# Your goal
Every line below should be copied exactly; drop the pictures.
· · · · ·
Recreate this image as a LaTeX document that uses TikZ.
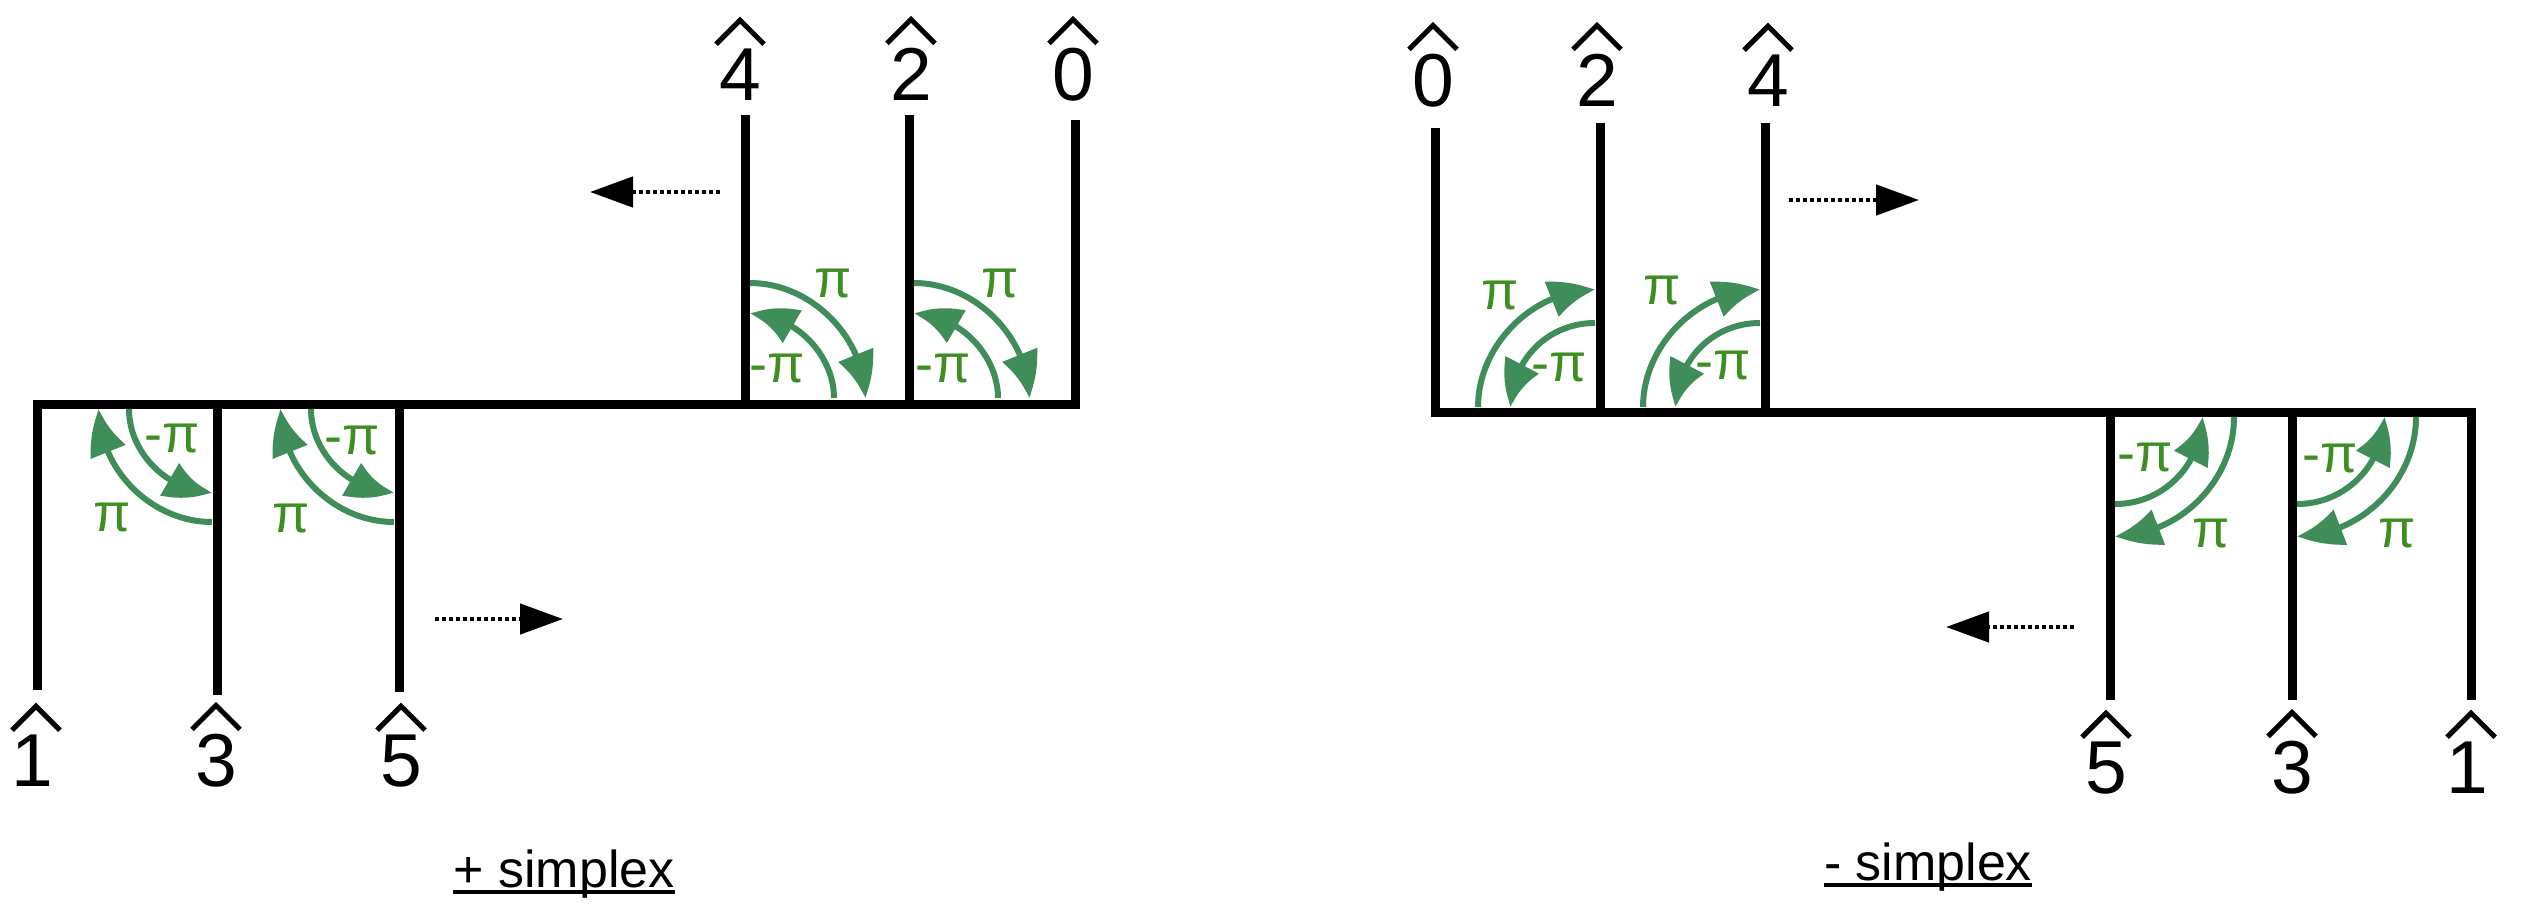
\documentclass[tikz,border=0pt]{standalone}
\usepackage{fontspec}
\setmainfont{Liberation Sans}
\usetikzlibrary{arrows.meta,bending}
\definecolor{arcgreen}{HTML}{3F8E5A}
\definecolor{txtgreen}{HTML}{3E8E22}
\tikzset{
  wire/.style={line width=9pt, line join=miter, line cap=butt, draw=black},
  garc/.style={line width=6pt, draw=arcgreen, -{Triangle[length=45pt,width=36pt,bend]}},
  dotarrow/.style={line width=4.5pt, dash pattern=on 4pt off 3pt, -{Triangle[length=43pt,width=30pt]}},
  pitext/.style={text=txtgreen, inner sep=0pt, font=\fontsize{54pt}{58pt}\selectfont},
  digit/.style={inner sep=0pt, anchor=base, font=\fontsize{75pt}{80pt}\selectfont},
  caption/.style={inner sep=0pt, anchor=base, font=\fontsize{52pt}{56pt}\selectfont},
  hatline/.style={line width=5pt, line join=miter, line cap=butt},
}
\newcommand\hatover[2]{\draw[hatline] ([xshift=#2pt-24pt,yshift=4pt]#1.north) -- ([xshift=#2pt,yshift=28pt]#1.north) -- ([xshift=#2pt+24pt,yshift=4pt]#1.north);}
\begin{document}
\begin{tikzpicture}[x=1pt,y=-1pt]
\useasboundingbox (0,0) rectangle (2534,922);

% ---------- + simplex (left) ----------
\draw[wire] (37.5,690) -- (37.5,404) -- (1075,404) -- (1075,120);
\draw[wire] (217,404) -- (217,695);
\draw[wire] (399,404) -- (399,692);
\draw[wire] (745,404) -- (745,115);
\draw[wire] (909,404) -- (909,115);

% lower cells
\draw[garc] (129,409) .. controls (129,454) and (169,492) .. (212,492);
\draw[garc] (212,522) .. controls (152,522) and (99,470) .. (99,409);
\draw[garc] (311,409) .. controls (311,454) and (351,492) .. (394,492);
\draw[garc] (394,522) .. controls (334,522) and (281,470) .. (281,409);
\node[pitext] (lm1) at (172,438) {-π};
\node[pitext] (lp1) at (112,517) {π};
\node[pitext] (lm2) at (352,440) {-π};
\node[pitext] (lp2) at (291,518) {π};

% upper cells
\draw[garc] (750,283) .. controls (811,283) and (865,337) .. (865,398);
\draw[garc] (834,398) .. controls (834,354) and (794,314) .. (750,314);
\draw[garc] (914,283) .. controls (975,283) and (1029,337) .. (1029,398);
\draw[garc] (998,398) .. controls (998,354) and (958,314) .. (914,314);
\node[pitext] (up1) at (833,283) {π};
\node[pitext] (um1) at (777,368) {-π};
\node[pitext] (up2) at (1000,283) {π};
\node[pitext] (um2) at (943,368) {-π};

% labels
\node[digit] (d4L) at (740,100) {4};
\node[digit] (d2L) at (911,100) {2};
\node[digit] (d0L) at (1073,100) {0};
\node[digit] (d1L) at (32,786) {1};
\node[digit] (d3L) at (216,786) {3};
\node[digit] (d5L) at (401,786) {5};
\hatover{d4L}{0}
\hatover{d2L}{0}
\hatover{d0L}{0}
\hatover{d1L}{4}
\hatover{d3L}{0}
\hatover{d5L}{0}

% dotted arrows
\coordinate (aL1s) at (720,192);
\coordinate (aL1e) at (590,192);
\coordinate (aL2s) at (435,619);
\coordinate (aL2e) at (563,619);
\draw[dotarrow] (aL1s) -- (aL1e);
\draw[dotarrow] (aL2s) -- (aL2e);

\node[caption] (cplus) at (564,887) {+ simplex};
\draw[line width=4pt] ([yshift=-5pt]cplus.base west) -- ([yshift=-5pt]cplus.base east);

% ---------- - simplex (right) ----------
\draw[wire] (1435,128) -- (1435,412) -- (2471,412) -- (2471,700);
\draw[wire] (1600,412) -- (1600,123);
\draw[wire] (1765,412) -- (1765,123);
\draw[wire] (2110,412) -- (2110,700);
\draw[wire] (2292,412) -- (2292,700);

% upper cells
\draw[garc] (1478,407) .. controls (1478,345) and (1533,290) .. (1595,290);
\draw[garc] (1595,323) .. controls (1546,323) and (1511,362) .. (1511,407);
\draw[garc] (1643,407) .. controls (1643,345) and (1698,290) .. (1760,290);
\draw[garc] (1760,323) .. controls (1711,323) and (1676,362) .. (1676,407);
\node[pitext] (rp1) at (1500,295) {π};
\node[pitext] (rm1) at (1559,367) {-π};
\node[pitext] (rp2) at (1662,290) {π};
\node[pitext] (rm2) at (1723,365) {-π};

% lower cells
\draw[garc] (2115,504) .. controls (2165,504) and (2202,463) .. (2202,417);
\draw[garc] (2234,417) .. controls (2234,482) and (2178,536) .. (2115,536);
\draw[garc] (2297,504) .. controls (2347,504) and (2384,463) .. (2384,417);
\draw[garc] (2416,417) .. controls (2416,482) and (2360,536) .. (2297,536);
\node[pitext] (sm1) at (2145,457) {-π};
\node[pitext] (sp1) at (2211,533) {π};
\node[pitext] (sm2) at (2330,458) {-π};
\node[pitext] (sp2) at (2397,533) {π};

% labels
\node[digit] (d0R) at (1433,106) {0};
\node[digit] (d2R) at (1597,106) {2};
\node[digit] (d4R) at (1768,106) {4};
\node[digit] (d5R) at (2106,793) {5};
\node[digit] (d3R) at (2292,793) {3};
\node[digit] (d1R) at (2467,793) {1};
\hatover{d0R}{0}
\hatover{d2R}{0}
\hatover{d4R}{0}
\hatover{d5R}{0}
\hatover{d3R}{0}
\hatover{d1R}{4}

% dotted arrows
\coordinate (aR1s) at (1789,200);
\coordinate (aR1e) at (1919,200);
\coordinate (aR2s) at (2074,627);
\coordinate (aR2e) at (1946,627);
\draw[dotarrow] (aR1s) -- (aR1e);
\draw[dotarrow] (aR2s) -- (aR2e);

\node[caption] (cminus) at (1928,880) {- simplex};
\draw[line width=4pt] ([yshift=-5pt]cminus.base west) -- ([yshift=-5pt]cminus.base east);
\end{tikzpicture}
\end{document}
· · · · ·
# Written reply
Recreate this image as a LaTeX document that uses TikZ.
\documentclass[tikz,border=0pt]{standalone}
\usepackage{fontspec}
\setmainfont{Liberation Sans}
\usetikzlibrary{arrows.meta,bending}
\definecolor{arcgreen}{HTML}{3F8E5A}
\definecolor{txtgreen}{HTML}{3E8E22}
\tikzset{
  wire/.style={line width=9pt, line join=miter, line cap=butt, draw=black},
  garc/.style={line width=6pt, draw=arcgreen, -{Triangle[length=45pt,width=36pt,bend]}},
  dotarrow/.style={line width=4.5pt, dash pattern=on 4pt off 3pt, -{Triangle[length=43pt,width=30pt]}},
  pitext/.style={text=txtgreen, inner sep=0pt, font=\fontsize{54pt}{58pt}\selectfont},
  digit/.style={inner sep=0pt, anchor=base, font=\fontsize{75pt}{80pt}\selectfont},
  caption/.style={inner sep=0pt, anchor=base, font=\fontsize{52pt}{56pt}\selectfont},
  hatline/.style={line width=5pt, line join=miter, line cap=butt},
}
\newcommand\hatover[2]{\draw[hatline] ([xshift=#2pt-24pt,yshift=4pt]#1.north) -- ([xshift=#2pt,yshift=28pt]#1.north) -- ([xshift=#2pt+24pt,yshift=4pt]#1.north);}
\begin{document}
\begin{tikzpicture}[x=1pt,y=-1pt]
\useasboundingbox (0,0) rectangle (2534,922);

% ---------- + simplex (left) ----------
\draw[wire] (37.5,690) -- (37.5,404) -- (1075,404) -- (1075,120);
\draw[wire] (217,404) -- (217,695);
\draw[wire] (399,404) -- (399,692);
\draw[wire] (745,404) -- (745,115);
\draw[wire] (909,404) -- (909,115);

% lower cells
\draw[garc] (129,409) .. controls (129,454) and (169,492) .. (212,492);
\draw[garc] (212,522) .. controls (152,522) and (99,470) .. (99,409);
\draw[garc] (311,409) .. controls (311,454) and (351,492) .. (394,492);
\draw[garc] (394,522) .. controls (334,522) and (281,470) .. (281,409);
\node[pitext] (lm1) at (172,438) {-π};
\node[pitext] (lp1) at (112,517) {π};
\node[pitext] (lm2) at (352,440) {-π};
\node[pitext] (lp2) at (291,518) {π};

% upper cells
\draw[garc] (750,283) .. controls (811,283) and (865,337) .. (865,398);
\draw[garc] (834,398) .. controls (834,354) and (794,314) .. (750,314);
\draw[garc] (914,283) .. controls (975,283) and (1029,337) .. (1029,398);
\draw[garc] (998,398) .. controls (998,354) and (958,314) .. (914,314);
\node[pitext] (up1) at (833,283) {π};
\node[pitext] (um1) at (777,368) {-π};
\node[pitext] (up2) at (1000,283) {π};
\node[pitext] (um2) at (943,368) {-π};

% labels
\node[digit] (d4L) at (740,100) {4};
\node[digit] (d2L) at (911,100) {2};
\node[digit] (d0L) at (1073,100) {0};
\node[digit] (d1L) at (32,786) {1};
\node[digit] (d3L) at (216,786) {3};
\node[digit] (d5L) at (401,786) {5};
\hatover{d4L}{0}
\hatover{d2L}{0}
\hatover{d0L}{0}
\hatover{d1L}{4}
\hatover{d3L}{0}
\hatover{d5L}{0}

% dotted arrows
\coordinate (aL1s) at (720,192);
\coordinate (aL1e) at (590,192);
\coordinate (aL2s) at (435,619);
\coordinate (aL2e) at (563,619);
\draw[dotarrow] (aL1s) -- (aL1e);
\draw[dotarrow] (aL2s) -- (aL2e);

\node[caption] (cplus) at (564,887) {+ simplex};
\draw[line width=4pt] ([yshift=-5pt]cplus.base west) -- ([yshift=-5pt]cplus.base east);

% ---------- - simplex (right) ----------
\draw[wire] (1435,128) -- (1435,412) -- (2471,412) -- (2471,700);
\draw[wire] (1600,412) -- (1600,123);
\draw[wire] (1765,412) -- (1765,123);
\draw[wire] (2110,412) -- (2110,700);
\draw[wire] (2292,412) -- (2292,700);

% upper cells
\draw[garc] (1478,407) .. controls (1478,345) and (1533,290) .. (1595,290);
\draw[garc] (1595,323) .. controls (1546,323) and (1511,362) .. (1511,407);
\draw[garc] (1643,407) .. controls (1643,345) and (1698,290) .. (1760,290);
\draw[garc] (1760,323) .. controls (1711,323) and (1676,362) .. (1676,407);
\node[pitext] (rp1) at (1500,295) {π};
\node[pitext] (rm1) at (1559,367) {-π};
\node[pitext] (rp2) at (1662,290) {π};
\node[pitext] (rm2) at (1723,365) {-π};

% lower cells
\draw[garc] (2115,504) .. controls (2165,504) and (2202,463) .. (2202,417);
\draw[garc] (2234,417) .. controls (2234,482) and (2178,536) .. (2115,536);
\draw[garc] (2297,504) .. controls (2347,504) and (2384,463) .. (2384,417);
\draw[garc] (2416,417) .. controls (2416,482) and (2360,536) .. (2297,536);
\node[pitext] (sm1) at (2145,457) {-π};
\node[pitext] (sp1) at (2211,533) {π};
\node[pitext] (sm2) at (2330,458) {-π};
\node[pitext] (sp2) at (2397,533) {π};

% labels
\node[digit] (d0R) at (1433,106) {0};
\node[digit] (d2R) at (1597,106) {2};
\node[digit] (d4R) at (1768,106) {4};
\node[digit] (d5R) at (2106,793) {5};
\node[digit] (d3R) at (2292,793) {3};
\node[digit] (d1R) at (2467,793) {1};
\hatover{d0R}{0}
\hatover{d2R}{0}
\hatover{d4R}{0}
\hatover{d5R}{0}
\hatover{d3R}{0}
\hatover{d1R}{4}

% dotted arrows
\coordinate (aR1s) at (1789,200);
\coordinate (aR1e) at (1919,200);
\coordinate (aR2s) at (2074,627);
\coordinate (aR2e) at (1946,627);
\draw[dotarrow] (aR1s) -- (aR1e);
\draw[dotarrow] (aR2s) -- (aR2e);

\node[caption] (cminus) at (1928,880) {- simplex};
\draw[line width=4pt] ([yshift=-5pt]cminus.base west) -- ([yshift=-5pt]cminus.base east);
\end{tikzpicture}
\end{document}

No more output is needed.